> **SUPPLIED INFORMATION**
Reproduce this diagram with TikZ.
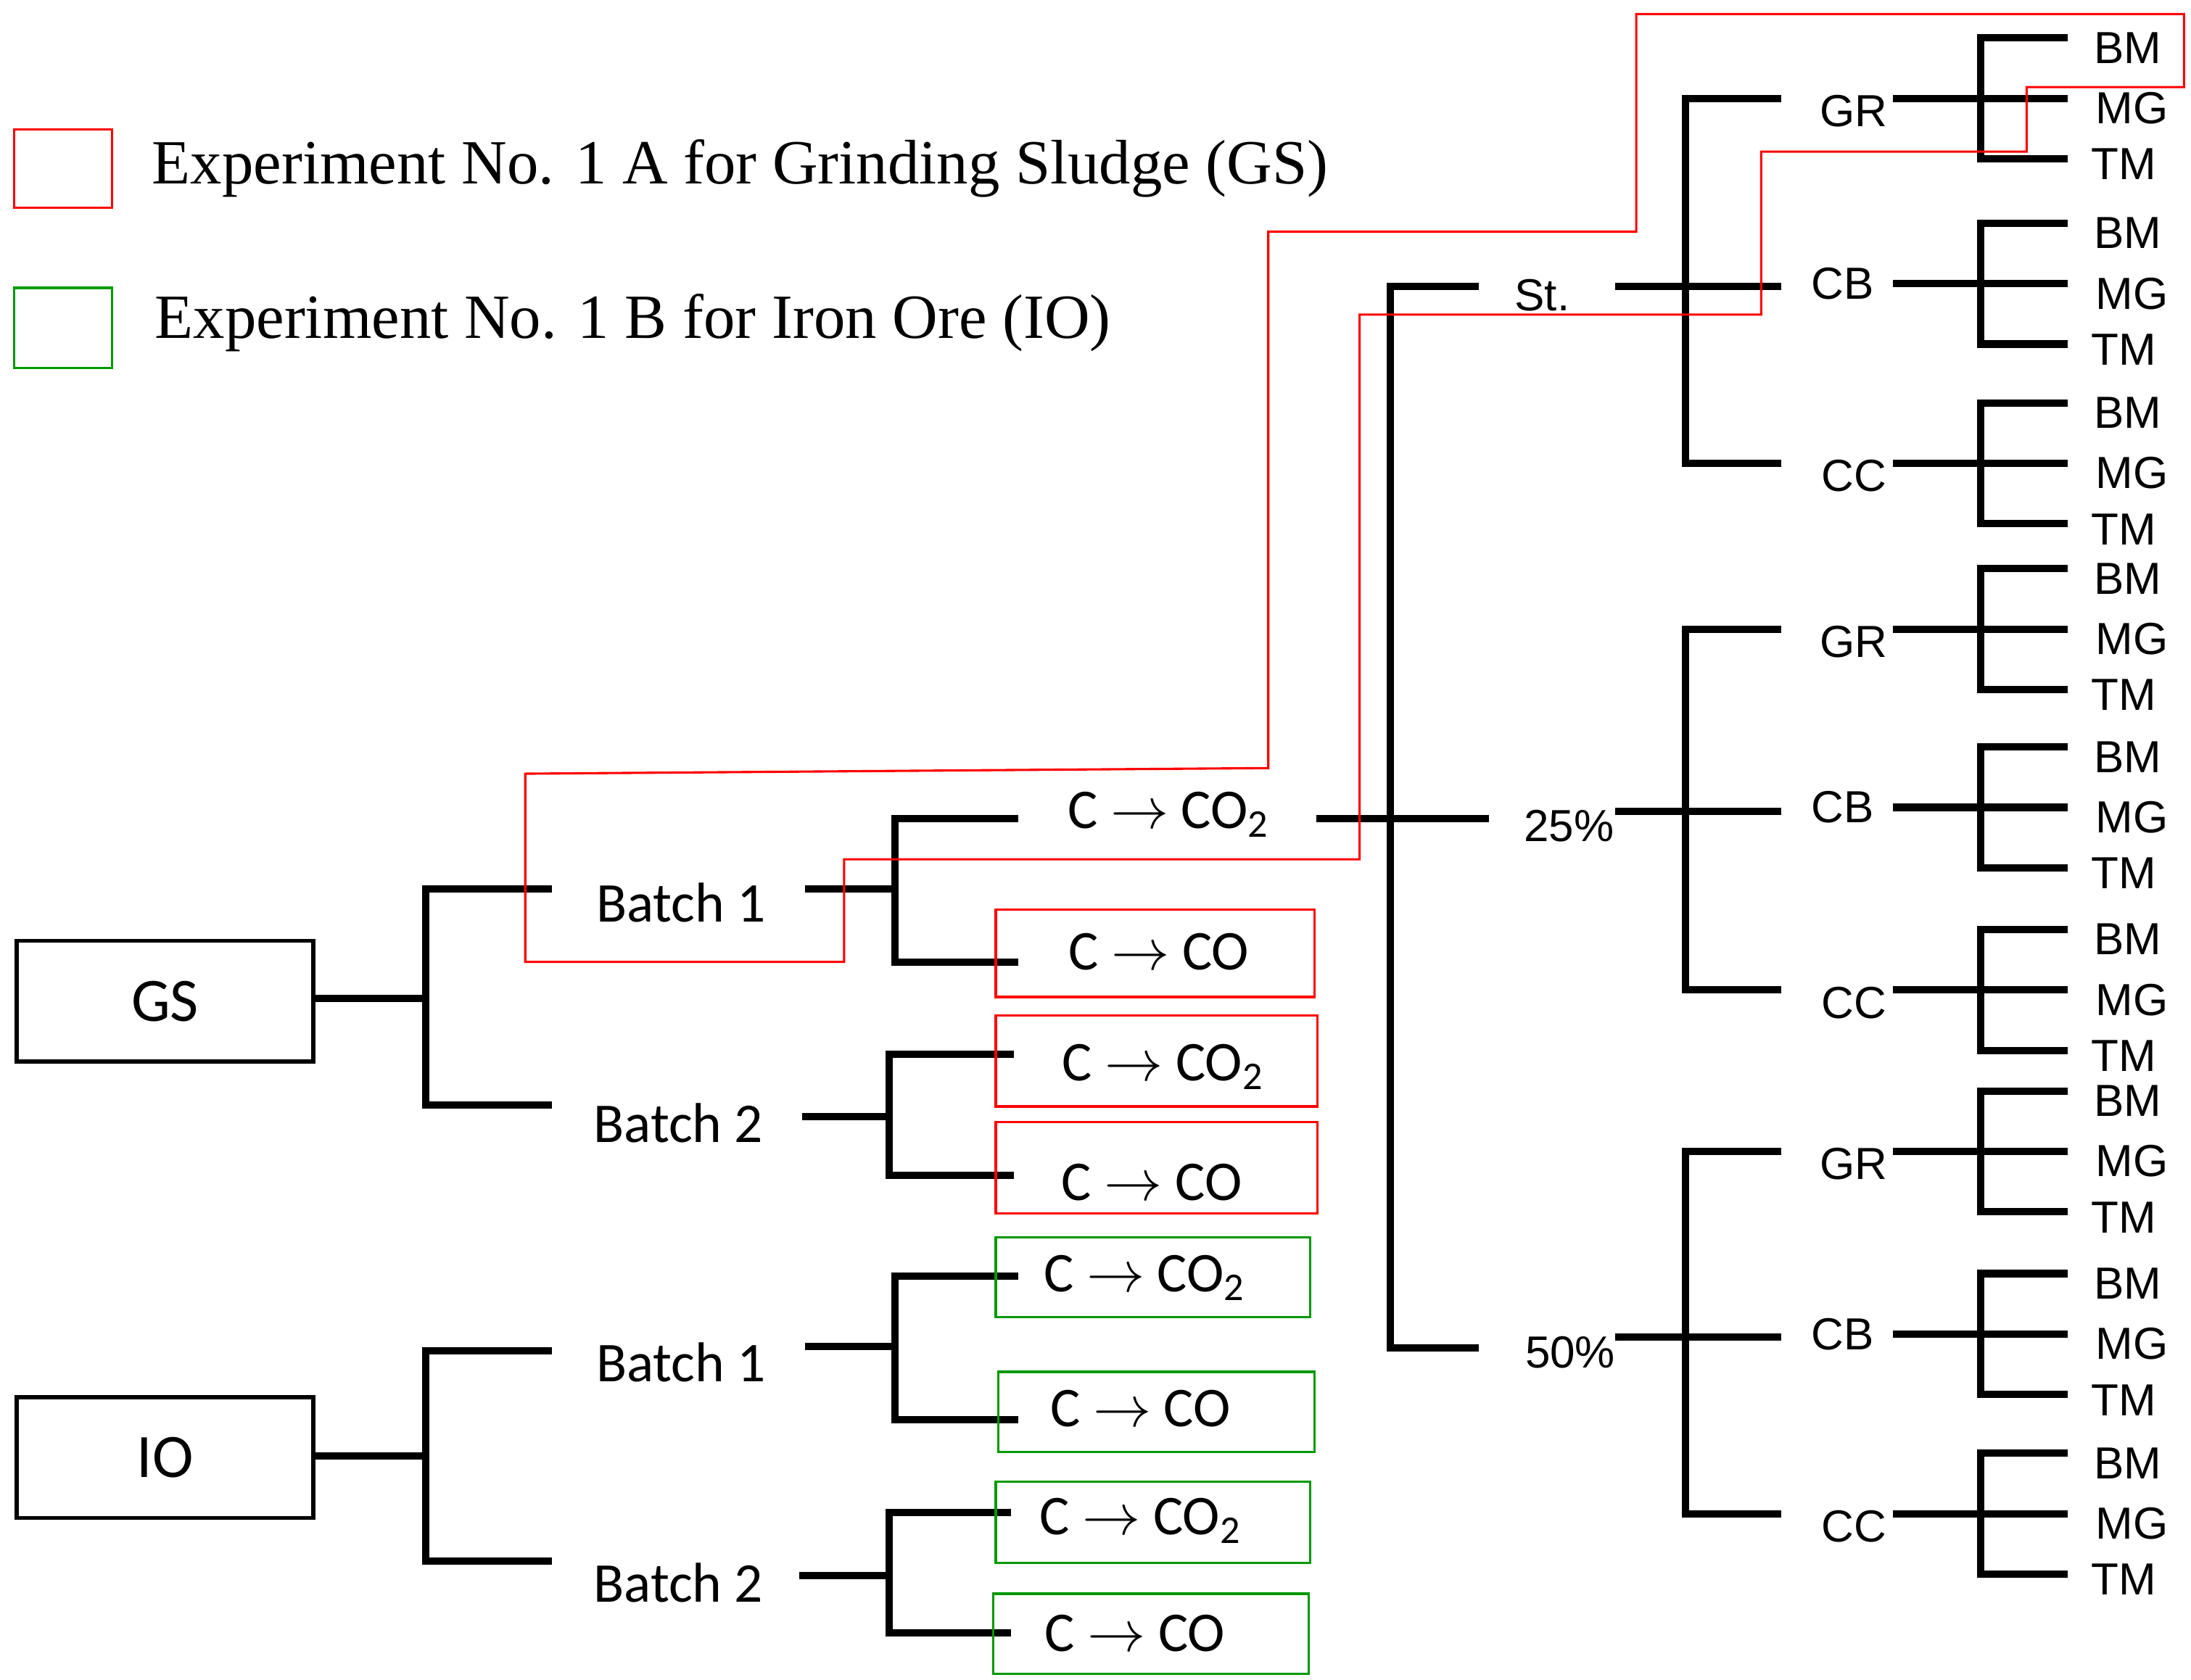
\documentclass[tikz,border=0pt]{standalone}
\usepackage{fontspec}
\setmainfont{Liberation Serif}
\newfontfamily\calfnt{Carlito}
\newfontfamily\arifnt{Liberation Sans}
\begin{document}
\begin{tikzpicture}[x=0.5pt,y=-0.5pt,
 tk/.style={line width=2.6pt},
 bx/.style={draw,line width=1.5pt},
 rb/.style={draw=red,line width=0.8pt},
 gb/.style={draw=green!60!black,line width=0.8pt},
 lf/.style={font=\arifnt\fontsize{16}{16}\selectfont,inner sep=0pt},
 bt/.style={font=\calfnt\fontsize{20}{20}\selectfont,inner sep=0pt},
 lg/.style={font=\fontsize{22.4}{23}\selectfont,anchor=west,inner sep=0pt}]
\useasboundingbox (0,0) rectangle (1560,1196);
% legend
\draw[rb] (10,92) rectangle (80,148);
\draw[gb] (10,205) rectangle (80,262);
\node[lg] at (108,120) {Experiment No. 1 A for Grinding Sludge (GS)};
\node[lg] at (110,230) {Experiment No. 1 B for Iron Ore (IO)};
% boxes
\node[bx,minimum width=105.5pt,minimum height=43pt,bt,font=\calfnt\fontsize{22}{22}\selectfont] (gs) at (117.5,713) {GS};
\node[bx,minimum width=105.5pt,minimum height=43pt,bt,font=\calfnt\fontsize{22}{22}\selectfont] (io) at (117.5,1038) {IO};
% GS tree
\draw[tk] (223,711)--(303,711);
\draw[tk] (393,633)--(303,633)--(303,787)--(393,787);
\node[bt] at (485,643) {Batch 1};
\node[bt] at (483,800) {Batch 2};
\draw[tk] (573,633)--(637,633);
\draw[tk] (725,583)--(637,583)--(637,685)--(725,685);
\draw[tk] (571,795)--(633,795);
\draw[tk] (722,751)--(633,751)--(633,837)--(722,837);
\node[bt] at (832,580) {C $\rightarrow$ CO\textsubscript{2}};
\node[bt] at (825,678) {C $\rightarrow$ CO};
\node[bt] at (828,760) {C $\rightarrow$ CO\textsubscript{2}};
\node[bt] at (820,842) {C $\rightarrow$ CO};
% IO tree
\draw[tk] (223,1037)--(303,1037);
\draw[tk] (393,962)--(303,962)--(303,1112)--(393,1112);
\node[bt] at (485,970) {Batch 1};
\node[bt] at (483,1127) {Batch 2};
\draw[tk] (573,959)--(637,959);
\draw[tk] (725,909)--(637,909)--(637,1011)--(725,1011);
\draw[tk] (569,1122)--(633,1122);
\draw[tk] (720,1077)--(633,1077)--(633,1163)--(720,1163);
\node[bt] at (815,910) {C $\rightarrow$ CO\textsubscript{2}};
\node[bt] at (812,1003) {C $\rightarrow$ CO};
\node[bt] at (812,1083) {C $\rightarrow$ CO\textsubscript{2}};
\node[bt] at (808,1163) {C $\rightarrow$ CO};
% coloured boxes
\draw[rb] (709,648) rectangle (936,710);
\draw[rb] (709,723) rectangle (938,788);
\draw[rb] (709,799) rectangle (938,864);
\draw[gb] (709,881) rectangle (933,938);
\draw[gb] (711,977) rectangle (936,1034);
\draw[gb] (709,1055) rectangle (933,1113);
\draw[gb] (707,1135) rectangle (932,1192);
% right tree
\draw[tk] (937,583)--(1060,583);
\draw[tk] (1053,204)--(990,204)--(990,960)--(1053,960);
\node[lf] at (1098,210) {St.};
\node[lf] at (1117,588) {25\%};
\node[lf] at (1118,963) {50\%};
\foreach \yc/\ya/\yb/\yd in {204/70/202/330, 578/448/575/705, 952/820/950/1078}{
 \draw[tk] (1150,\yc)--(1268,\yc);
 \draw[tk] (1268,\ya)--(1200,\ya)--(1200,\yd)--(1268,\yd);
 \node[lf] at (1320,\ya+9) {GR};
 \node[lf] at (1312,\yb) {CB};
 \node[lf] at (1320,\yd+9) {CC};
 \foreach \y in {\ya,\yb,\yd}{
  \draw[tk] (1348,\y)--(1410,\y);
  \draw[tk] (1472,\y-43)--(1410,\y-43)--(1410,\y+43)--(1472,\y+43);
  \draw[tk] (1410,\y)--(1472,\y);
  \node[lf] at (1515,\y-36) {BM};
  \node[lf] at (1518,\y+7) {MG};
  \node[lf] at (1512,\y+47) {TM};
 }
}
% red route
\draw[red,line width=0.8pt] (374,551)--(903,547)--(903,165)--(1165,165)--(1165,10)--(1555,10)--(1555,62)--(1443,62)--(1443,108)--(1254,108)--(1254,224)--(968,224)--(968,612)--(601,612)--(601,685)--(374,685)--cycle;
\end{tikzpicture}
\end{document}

> **GOAL**
Every line of the material is to be quoted exactly, with no pictures carried over.

> **FINAL RESULT**
Reproduce this diagram with TikZ.
\documentclass[tikz,border=0pt]{standalone}
\usepackage{fontspec}
\setmainfont{Liberation Serif}
\newfontfamily\calfnt{Carlito}
\newfontfamily\arifnt{Liberation Sans}
\begin{document}
\begin{tikzpicture}[x=0.5pt,y=-0.5pt,
 tk/.style={line width=2.6pt},
 bx/.style={draw,line width=1.5pt},
 rb/.style={draw=red,line width=0.8pt},
 gb/.style={draw=green!60!black,line width=0.8pt},
 lf/.style={font=\arifnt\fontsize{16}{16}\selectfont,inner sep=0pt},
 bt/.style={font=\calfnt\fontsize{20}{20}\selectfont,inner sep=0pt},
 lg/.style={font=\fontsize{22.4}{23}\selectfont,anchor=west,inner sep=0pt}]
\useasboundingbox (0,0) rectangle (1560,1196);
% legend
\draw[rb] (10,92) rectangle (80,148);
\draw[gb] (10,205) rectangle (80,262);
\node[lg] at (108,120) {Experiment No. 1 A for Grinding Sludge (GS)};
\node[lg] at (110,230) {Experiment No. 1 B for Iron Ore (IO)};
% boxes
\node[bx,minimum width=105.5pt,minimum height=43pt,bt,font=\calfnt\fontsize{22}{22}\selectfont] (gs) at (117.5,713) {GS};
\node[bx,minimum width=105.5pt,minimum height=43pt,bt,font=\calfnt\fontsize{22}{22}\selectfont] (io) at (117.5,1038) {IO};
% GS tree
\draw[tk] (223,711)--(303,711);
\draw[tk] (393,633)--(303,633)--(303,787)--(393,787);
\node[bt] at (485,643) {Batch 1};
\node[bt] at (483,800) {Batch 2};
\draw[tk] (573,633)--(637,633);
\draw[tk] (725,583)--(637,583)--(637,685)--(725,685);
\draw[tk] (571,795)--(633,795);
\draw[tk] (722,751)--(633,751)--(633,837)--(722,837);
\node[bt] at (832,580) {C $\rightarrow$ CO\textsubscript{2}};
\node[bt] at (825,678) {C $\rightarrow$ CO};
\node[bt] at (828,760) {C $\rightarrow$ CO\textsubscript{2}};
\node[bt] at (820,842) {C $\rightarrow$ CO};
% IO tree
\draw[tk] (223,1037)--(303,1037);
\draw[tk] (393,962)--(303,962)--(303,1112)--(393,1112);
\node[bt] at (485,970) {Batch 1};
\node[bt] at (483,1127) {Batch 2};
\draw[tk] (573,959)--(637,959);
\draw[tk] (725,909)--(637,909)--(637,1011)--(725,1011);
\draw[tk] (569,1122)--(633,1122);
\draw[tk] (720,1077)--(633,1077)--(633,1163)--(720,1163);
\node[bt] at (815,910) {C $\rightarrow$ CO\textsubscript{2}};
\node[bt] at (812,1003) {C $\rightarrow$ CO};
\node[bt] at (812,1083) {C $\rightarrow$ CO\textsubscript{2}};
\node[bt] at (808,1163) {C $\rightarrow$ CO};
% coloured boxes
\draw[rb] (709,648) rectangle (936,710);
\draw[rb] (709,723) rectangle (938,788);
\draw[rb] (709,799) rectangle (938,864);
\draw[gb] (709,881) rectangle (933,938);
\draw[gb] (711,977) rectangle (936,1034);
\draw[gb] (709,1055) rectangle (933,1113);
\draw[gb] (707,1135) rectangle (932,1192);
% right tree
\draw[tk] (937,583)--(1060,583);
\draw[tk] (1053,204)--(990,204)--(990,960)--(1053,960);
\node[lf] at (1098,210) {St.};
\node[lf] at (1117,588) {25\%};
\node[lf] at (1118,963) {50\%};
\foreach \yc/\ya/\yb/\yd in {204/70/202/330, 578/448/575/705, 952/820/950/1078}{
 \draw[tk] (1150,\yc)--(1268,\yc);
 \draw[tk] (1268,\ya)--(1200,\ya)--(1200,\yd)--(1268,\yd);
 \node[lf] at (1320,\ya+9) {GR};
 \node[lf] at (1312,\yb) {CB};
 \node[lf] at (1320,\yd+9) {CC};
 \foreach \y in {\ya,\yb,\yd}{
  \draw[tk] (1348,\y)--(1410,\y);
  \draw[tk] (1472,\y-43)--(1410,\y-43)--(1410,\y+43)--(1472,\y+43);
  \draw[tk] (1410,\y)--(1472,\y);
  \node[lf] at (1515,\y-36) {BM};
  \node[lf] at (1518,\y+7) {MG};
  \node[lf] at (1512,\y+47) {TM};
 }
}
% red route
\draw[red,line width=0.8pt] (374,551)--(903,547)--(903,165)--(1165,165)--(1165,10)--(1555,10)--(1555,62)--(1443,62)--(1443,108)--(1254,108)--(1254,224)--(968,224)--(968,612)--(601,612)--(601,685)--(374,685)--cycle;
\end{tikzpicture}
\end{document}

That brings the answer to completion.